After seeing surveillance video of a group of prisoners drinking hot water from the same cup – allegedly attempting to raise their body temperature before it was checked by a nurse – and then sharing sniffs of a face mask, Los Angeles County Sheriff Alex Villanueva said at a press conference on May 11, 2020, that prisoners were “deliberately [trying] to expose themselves to COVID-19.”

It’s a story that sounds like it should come plastered with a “Don’t try this at your jail” warning: In that housing unit at North County Correctional Facility in Castaic, 21 prisoners subsequently tested positive for coronavirus – almost 40 percent of the unit’s population. From the end of April 2020, the county jail saw its number of coronavirus cases triple to 357.

“So, in this environment, and then considering the fact that the 21 tested positive out of that module, shows what their intention was,” Sheriff Villanueva said.

While it’s clearly a bad idea to infect yourself with the coronavirus to try to get released from jail, the sheriff made it just as clear that he wasn’t releasing anyone because of a positive coronavirus test.

“Somehow there was some mistaken belief among the inmate population that if they tested positive that there was a way to force our hand and somehow release more inmates out of our jail environment – and that’s not going to happen,” he said.

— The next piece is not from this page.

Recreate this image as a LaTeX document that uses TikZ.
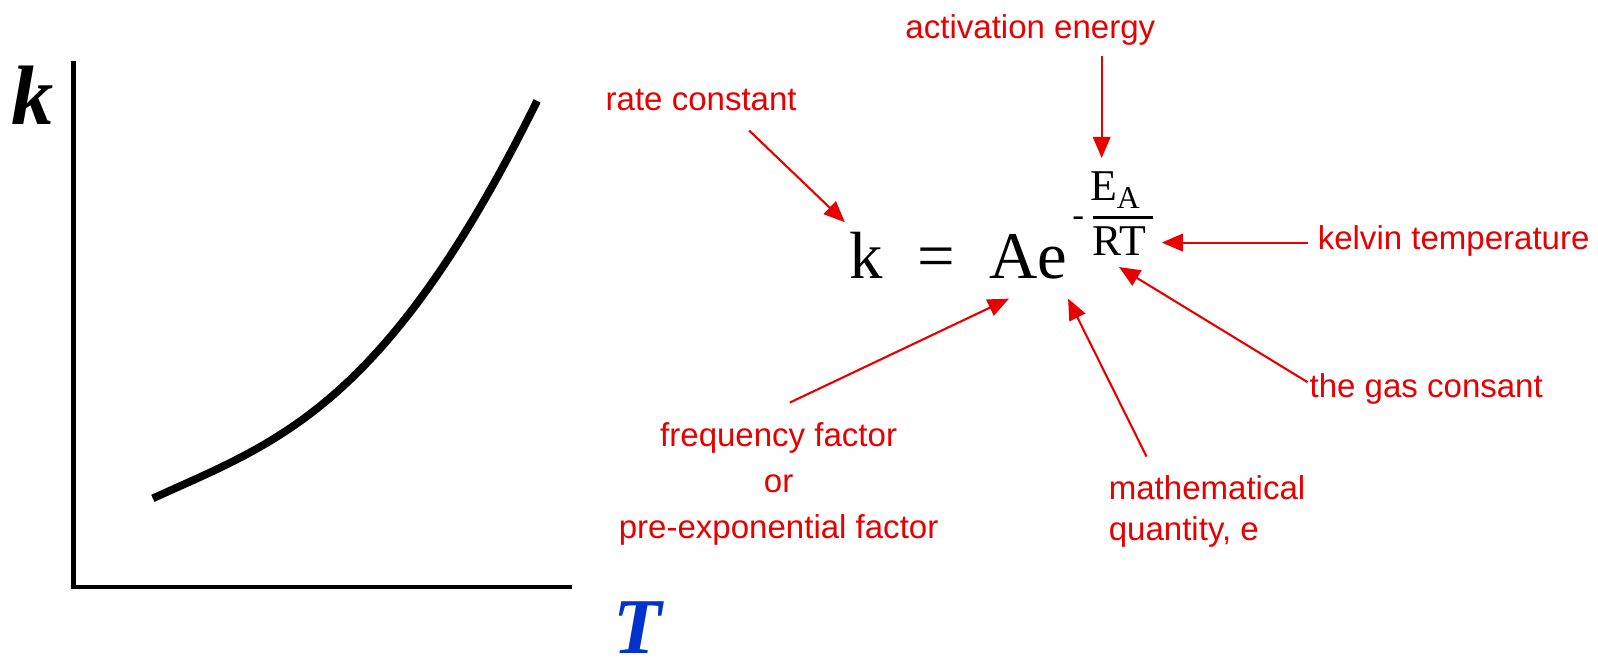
\documentclass[tikz,border=0pt]{standalone}
\usepackage{fontspec}
\setmainfont{Liberation Serif}
\setsansfont{Liberation Sans}
\usetikzlibrary{arrows.meta,positioning}
\definecolor{lblred}{RGB}{232,0,0}
\definecolor{axblue}{RGB}{0,51,204}
\begin{document}
\begin{tikzpicture}[x=0.01019cm,y=-0.01019cm,
  every node/.style={inner sep=0pt,outer sep=0pt},
  lbl/.style={text=lblred,font=\sffamily\fontsize{9.4}{13}\selectfont,align=center},
  eqbig/.style={font=\fontsize{19}{19}\selectfont,anchor=base west},
  eqsmall/.style={font=\fontsize{12.5}{12.5}\selectfont,anchor=base west},
  axlbl/.style={font=\bfseries\itshape\fontsize{24}{24}\selectfont,anchor=base west},
  ann/.style={draw=lblred,line width=0.6pt,-{Triangle[length=6pt,width=5pt]}}]
\useasboundingbox (0,0) rectangle (1568,652);

% k against T
\draw[line width=1.3pt] (72,60) -- (72,576) -- (561,576);
\draw[line width=2.2pt] (150,489) .. controls (270,434) and (377,403) .. (527,99);
\node[axlbl] (klbl) at (11,122) {k};
\node[axlbl,text=axblue,font=\bfseries\itshape\fontsize{22.5}{22.5}\selectfont] (tlbl) at (602,641) {T};

% Arrhenius equation
\node[eqbig] (keq) at (834,273) {k};
\node[eqbig] (eqs) at (900,273) {=};
\node[eqbig] (ae) at (971,273) {Ae};
\node[font=\fontsize{10}{10}\selectfont] (minus) at (1058,218) {-};
\node[eqsmall] (ea) at (1070,197) {E};
\node[font=\fontsize{9}{9}\selectfont,anchor=base west] (asub) at (1096,205) {A};
\draw[line width=0.9pt] (1072,213) -- (1131,213);
\node[eqsmall] (rt) at (1072,251) {RT};

% labels
\node[lbl,anchor=base] (rate) at (688,108) {rate constant};
\node[lbl,anchor=base] (act) at (1011,38) {activation energy};
\node[lbl,anchor=base west] (kelvin) at (1293,245) {kelvin temperature};
\node[lbl,anchor=base west] (gas) at (1285,390) {the gas consant};
\node[lbl,anchor=north west,align=left,font=\sffamily\fontsize{9.4}{11.6}\selectfont] (math) at (1088,467) {mathematical\\quantity, e};
\node[lbl,anchor=north] (freq) at (764,415) {frequency factor\\or\\pre-exponential factor};

% arrow ends
\coordinate (rateS) at (735,128);
\coordinate (rateT) at (829,218);
\coordinate (actS) at (1081,55);
\coordinate (actT) at (1081,155);
\coordinate (kelS) at (1283,238);
\coordinate (kelT) at (1140,238);
\coordinate (gasS) at (1283,375);
\coordinate (gasT) at (1098,262);
\coordinate (mathS) at (1125,448);
\coordinate (mathT) at (1048,293);
\coordinate (freqS) at (775,395);
\coordinate (freqT) at (990,293);

\draw[ann] (rateS) -- (rateT);
\draw[ann] (actS) -- (actT);
\draw[ann] (kelS) -- (kelT);
\draw[ann] (gasS) -- (gasT);
\draw[ann] (mathS) -- (mathT);
\draw[ann] (freqS) -- (freqT);
\end{tikzpicture}
\end{document}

All of this came after the county announced in March 2020 it was releasing some inmates to cut down on crowding in the jails during the pandemic. It reduced its jail population from 17,000 to 12,000 since the outbreak. As of May 11, 2020, some 4,600 prisoners and detainees remained quarantined, including 2,000 at the Castaic facility where the video was shot. The footage was discovered when staff began looking at whether prisoners were practicing social distancing and wearing their masks.

“Lo and behold, we stumbled across footage that was very troubling to us,” said Bruce Chase, the assistant sheriff in charge of custody.

At the time the video was made, only those exhibiting symptoms – such as a fever – were tested for the coronavirus, which is spread person-to-person and causes COVID-19. Sheriff Villanueva said he’s considering criminal charges for those suspected of trying to intentionally catch the disease.

“I think their behavior is what convicts them,” he said.

“The bigger question is, what were they all doing in that room in the first place?” said Lex Steppling, director of campaigns and finance for Dignity and Power Now, a prisoner support group.

According to Steppling, social distancing would not have been possible in the room pictured in the video. A class-action lawsuit filed against the county in April 2020 accuses the sheriff of failing to provide inmates adequate social distancing measures or testing to fight the spread of the coronavirus. Activist Patrisse Cullors, who is lead plaintiff in the lawsuit, also complained of insufficient hand-washing supplies at county jails and said that Sheriff Villanueva was attempting “to demonize incarcerated people” to explain the explosion of COVID-19 cases.

In May 2020, contact tracing of inmates testing positive for the disease at Wisconsin’s Dane County Jail led officials there to determine that one had intentionally concealed his symptoms, resulting in at least 32 other infections. The jail has recorded a total of 37 positive COVID-19 tests so far, and another 34 prisoners and detainees remain quarantined because they were exposed to someone who tested positive.